Unfortunately, the fiscal
cliff isn't the only problem facing the United States right now. At some point
in the first quarter, the country will again hit the "debt ceiling" -
the same issue that roiled the markets in the summer of 2011 and prompted the
automatic spending cuts that make up a portion of the fiscal cliff.
What
do the markets want?
The markets are looking for about a $4 trillion budget cut
to ease their fears. The problem is that they probably won’t get that much.
What
will the markets get?
In my personal view the markets will probably get some deal
from congress which will be something small, maybe in the range of $1.3
trillion (not including the expired Bush tax cuts) and a promise of something
bigger later on.
Solutions
Republicans want to cut
spending and avoid raising taxes, while Democrats are looking for a combination
of spending cuts and tax increases. Although both parties want to avoid the
fiscal cliff, compromise is seen as being difficult to achieve. There's a
strong possibility that Congress won't act until the eleventh hour.

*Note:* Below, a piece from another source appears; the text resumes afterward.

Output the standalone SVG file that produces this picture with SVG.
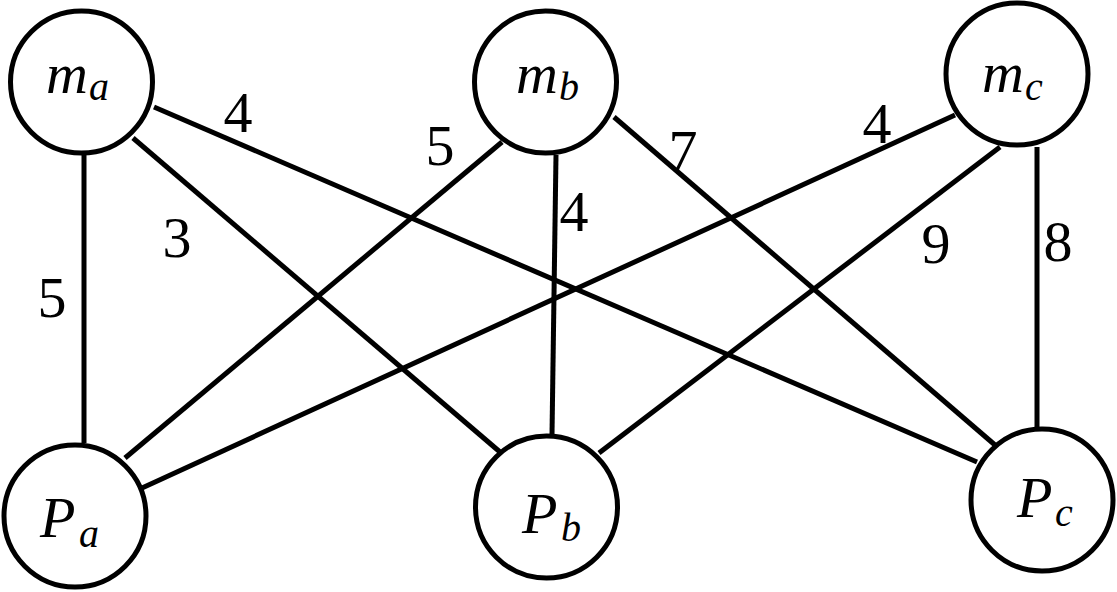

Avoiding the fiscal cliff would be positive in the short term, but the
US still needs to take decisive action to put its public finances back on a
sustainable track. The CBO estimates that the fiscal restraint embodied in
current law will reduce the budget deficit markedly to an average of 1.4% of
GDP over the 2013-2022 period. Debt as a share of GDP would peak at 76% in 2014
before falling to 61% by 2022. Alternatively, if some but not all of the
current tax and spending policies are extended the budget deficit would average
5.3% and public debt as a share of GDP would keep on rising, reaching 93% by
2022 – the US public finances would remain unsustainable. Given this, US
authorities need to at some point agree on how to make this medium term fiscal
adjustment. The ideal outcome of this issue would be for policymakers to avoid
the shock of a fiscal cliff, but commit to long term deficit
Technically, there is a
December 31 deadline for Obama and Congress to find a way to avoid hundreds of
billions of dollars in tax increases and spending cuts that experts say would
give Americans a hangover far worse than what any drunken New Year's Eve
celebration could deliver.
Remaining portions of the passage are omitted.